- Film poster
- Directed by: Scott Hamilton Kennedy
- Written by: Scott Hamilton Kennedy, Trace Sheehan
- Produced by: Scott Hamilton Kennedy, Trace Sheehan
- Starring: Bill Nye, Alison Van Eenennaam, Jeffrey Smith
- Narrated by: Neil deGrasse Tyson
- Cinematography: Larkin Donley
- Edited by: Alex Blatt, Scott D. Hanson, Scott Hamilton Kennedy
- Music by: William Kingswood
- Production companies: Black Valley Films, Boomdozer
- Release date: November 12, 2016 (DOC NYC);
- Language: English

= Food Evolution =

Food Evolution is a 2016 documentary directed by Scott Hamilton Kennedy. The film was produced by Scott Hamilton Kennedy and Trace Sheehan. Narrated by Neil deGrasse Tyson, Food Evolution tackles the schism that has arisen between scientists and consumers over how to feed our expanding population safely and sustainably.

== Synopsis ==
Food Evolution follows the controversy surrounding GMOs and food. Traveling from Hawaiian papaya groves, to banana farms in Uganda to the cornfields of Iowa, the film discusses the emotions and the science behind food production. It follows specific cases amongst local legislation within the United States and in Africa, addressing how misinformation and fear can overwhelm objective analysis. Topics in the film range from: food safety, environmental protection, population demand, pesticide use, and general health surrounding GMOs. Through each topic, the film analyzes what data, evidence and sources are being used to argue one way or the other.
People featured in the film, in order of appearance, include Margaret Wille, Jeffrey Smith, Charles Benbrook, Dennis Gonsalves, Alison Van Eenennaam, Pamela Ronald, Nathanael Johnson, Emma Naluyima, Mark Lynas, Zen Honeycut, and Raoul Adamchak. It also features interviews from Michael Pollan, Andrew Kimbrell, Vandana Shiva, Robert Fraley, Marion Nestle and Bill Nye, as well as farmers and scientists from around the world.

== Production ==
Prior to production, the Food Evolution producers conducted over 100 Skype interviews with experts in food, science, agriculture, and activism. After thorough research, filming began around the world, from Hawaii to Kenya, with Larkin Donley as cinematographer. Editors included Alex Blatt, Scott D. Hanson, and Scott Hamilton Kennedy with music by William Kingswood.

== Premiere ==
The film first premiered at the IFC Center in Greenwich Village for the Doc NYC festival on November 12, 2016.

== Reception ==
The film was critically very well-received. It has an approval rating of 100% on review aggregator website Rotten Tomatoes, with an average rating of 7.5/10 by top critics.

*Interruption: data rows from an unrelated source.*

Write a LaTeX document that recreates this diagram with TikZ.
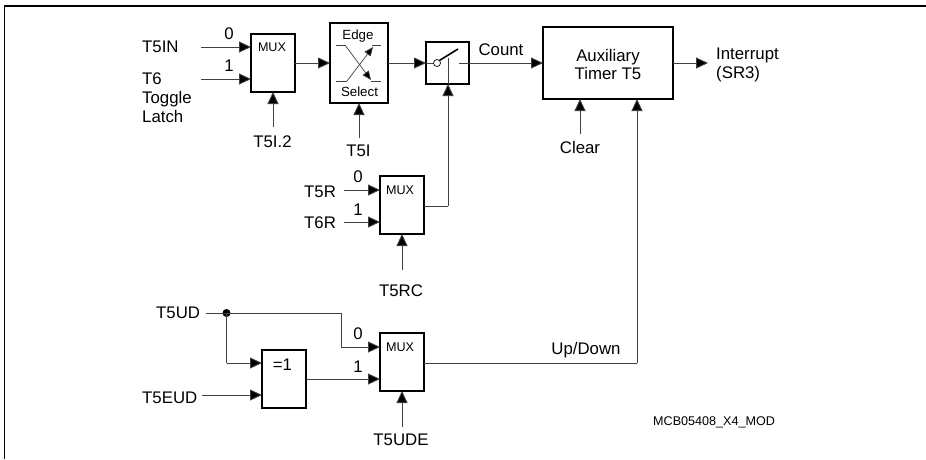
\documentclass[tikz,border=0pt]{standalone}
\usepackage{fontspec}
\setmainfont{Liberation Sans}
\usetikzlibrary{arrows.meta}
\begin{document}
\begin{tikzpicture}[x=1pt,y=-1pt,
  wire/.style={draw=black!75,line width=0.9pt},
  arr/.style={wire,-{Triangle[length=12pt,width=11pt,fill=black]}},
  miniarr/.style={wire,line width=0.7pt,-{Triangle[length=9pt,width=7.5pt,fill=black]}},
  blk/.style={draw=black,line width=2pt,fill=white,minimum width=0pt,minimum height=0pt,inner sep=0pt,outer sep=0pt},
  thickblk/.style={blk,line width=2.6pt},
  lab/.style={inner sep=0pt,font=\fontsize{16.8}{19}\selectfont},
  small/.style={inner sep=0pt,font=\fontsize{12.6}{14}\selectfont}]
\useasboundingbox (0,0) rectangle (926,459);
\draw[line width=1.1pt] (4.5,459) -- (4.5,6) -- (926,6);
% blocks
\node[blk,minimum width=44pt,minimum height=58pt] (m1) at (273,63) {};
\node[thickblk,minimum width=58pt,minimum height=80pt] (es) at (359,63) {};
\node[thickblk,minimum width=43pt,minimum height=42pt] (sw) at (447.5,63) {};
\node[thickblk,minimum width=130pt,minimum height=72pt] (tm) at (608,63) {};
\node[blk,minimum width=44pt,minimum height=58pt] (m2) at (402,205) {};
\node[blk,minimum width=44pt,minimum height=58pt] (m3) at (402,362) {};
\node[blk,minimum width=44pt,minimum height=58pt] (xo) at (284,379) {};
% block text
\node[small] at (272,47) {MUX};
\node[small] at (400,190) {MUX};
\node[small] at (400,347) {MUX};
\node[lab] at (282.5,365) {=1};
\node[small,font=\fontsize{13.3}{15}\selectfont] (edge) at (358,36) {Edge};
\node[small,font=\fontsize{13.3}{15}\selectfont] (sel) at (359.5,92) {Select};
\node[lab,align=center,font=\fontsize{16.8}{18}\selectfont] (tmt) at (608,64.5) {Auxiliary\\[0.3pt]Timer T5};
% edge-select glyph
\draw[wire,line width=0.7pt] (336,45) -- (345,45);
\draw[wire,line width=0.7pt] (336,81) -- (347,81);
\draw[wire,line width=0.7pt] (372,45) -- (381,45);
\draw[wire,line width=0.7pt] (371,81) -- (381,81);
\draw[miniarr] (345,45) -- (371,80);
\draw[miniarr] (347,81) -- (373,47);
% switch glyph
\draw[wire] (sw.west) -- (433,63);
\node[circle,draw=black,line width=0.7pt,fill=white,minimum size=7pt,inner sep=0pt] (cc) at (437,63) {};
\draw[line width=1.6pt] (cc.north east) -- (458,49);
% input labels
\node[lab,anchor=west] (t5in) at (142,47) {T5IN};
\node[lab,anchor=north west,align=left,font=\fontsize{16.8}{19}\selectfont] (t6) at (142,72.5) {T6\\Toggle\\Latch};
\coordinate (t6e) at (201,79);
\coordinate (t5ine) at (201,47);
\node[lab] at (229,34) {0};
\node[lab] at (229,66) {1};
\draw[arr] (t5ine) -- (m1.west |- t5ine);
\draw[arr] (t6e) -- (m1.west |- t6e);
\draw[arr] (m1.east |- 0,63) -- (es.west |- 0,63);
\draw[arr] (es.east |- 0,63) -- (sw.west |- 0,63);
\draw[wire] (459,63) -- (sw.east |- 0,63);
\draw[arr] (sw.east |- 0,63) -- (tm.west |- 0,63);
\node[lab] (cnt) at (501,50) {Count};
\node[lab] (tc) at (272.5,141.5) {T5I.2};
\draw[arr] (273,127) -- (m1.south -| 273,0);
\node[lab] (ti) at (358.5,151) {T5I};
\draw[arr] (359,138) -- (es.south -| 359,0);
\draw[wire] (m2.east |- 0,206) -- (448,206);
\draw[arr] (448,206) -- (sw.south -| 448,0);
\draw[wire] (448,84) -- (448,58);
\node[lab,anchor=west] (r5) at (304,191.5) {T5R};
\node[lab,anchor=west] (r6) at (304,223) {T6R};
\node[lab] at (358,177) {0};
\node[lab] at (358,210) {1};
\coordinate (r5e) at (344,190);
\coordinate (r6e) at (344,222);
\draw[arr] (r5e) -- (m2.west |- r5e);
\draw[arr] (r6e) -- (m2.west |- r6e);
\node[lab] (rc) at (401,291) {T5RC};
\draw[arr] (402,270) -- (m2.south -| 402,0);
% timer
\draw[arr] (tm.east |- 0,63) -- (708,63);
\node[lab,anchor=west,align=left,font=\fontsize{16.8}{18.5}\selectfont] (irq) at (716,65) {Interrupt\\(SR3)};
\node[lab] (clr) at (580,147) {Clear};
\draw[arr] (580,134) -- (tm.south -| 580,0);
\draw[wire] (m3.east |- 0,363) -- (637,363);
\draw[arr] (637,363) -- (tm.south -| 637,0);
\node[lab] (ud) at (586,350) {Up/Down};
% bottom
\node[lab,anchor=west] (t5ud) at (156,313) {T5UD};
\node[lab,anchor=west] (t5eud) at (142,398) {T5EUD};
\coordinate (dot) at (226.5,313);
\coordinate (ude) at (206,313);
\fill (dot) circle (4pt);
\draw[wire] (ude) -- (dot);
\draw[wire] (dot) -- (341,313) -- (341,347);
\draw[arr] (341,347) -- (m3.west |- 0,347);
\draw[wire] (dot) -- (226.5,363);
\draw[arr] (226.5,363) -- (xo.west |- 0,363);
\draw[arr] (202,395) -- (xo.west |- 0,395);
\draw[arr] (xo.east |- 0,379) -- (m3.west |- 0,379);
\node[lab] at (358,334) {0};
\node[lab] at (358,367) {1};
\node[lab] (tude) at (401,440) {T5UDE};
\draw[arr] (402,427) -- (m3.south -| 402,0);
\node[small,anchor=west] (mcb) at (653,422) {MCB05408\_X4\_MOD};
\end{tikzpicture}
\end{document}
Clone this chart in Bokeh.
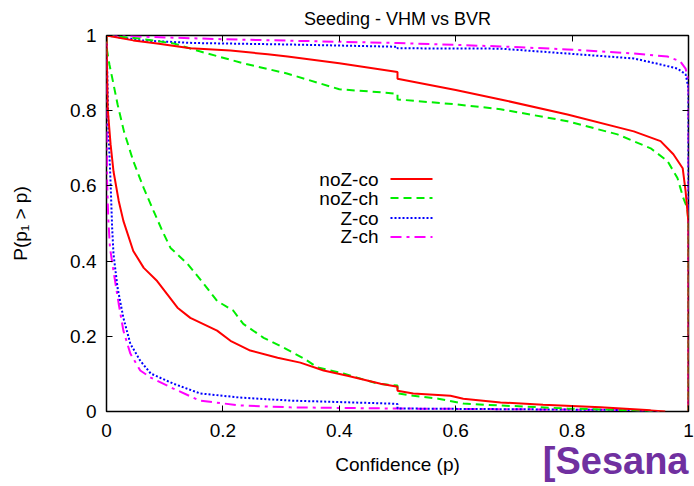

Kenneth Turan of The Los Angeles Times describes the film as, "the unusual issue film that deals in counterintuitive reason rather than barely controlled hysteria." Serena Donadoni of LA Weekly referred to it as a, "scrupulous, optimistic documentary" describing, "the new reality for American scientists: the challenge of reaching a public bombarded by conspiracy theories and fear mongering." John DeFore of the Hollywood Reporter said of the film that it is "A polished and provocative call for activists to be as scientifically minded as they believe they are."

Daniel Gold of The New York Times said, "With a soft tone, respectful to opponents but insistent on the data, "Food Evolution" posits an inconvenient truth for organic boosters to swallow: In a world desperate for safe, sustainable food, G.M.O.s may well be a force for good." It was also chosen as a Critic’s pick by The New York Times and has screened in over 200 locations around the globe as of July 2018.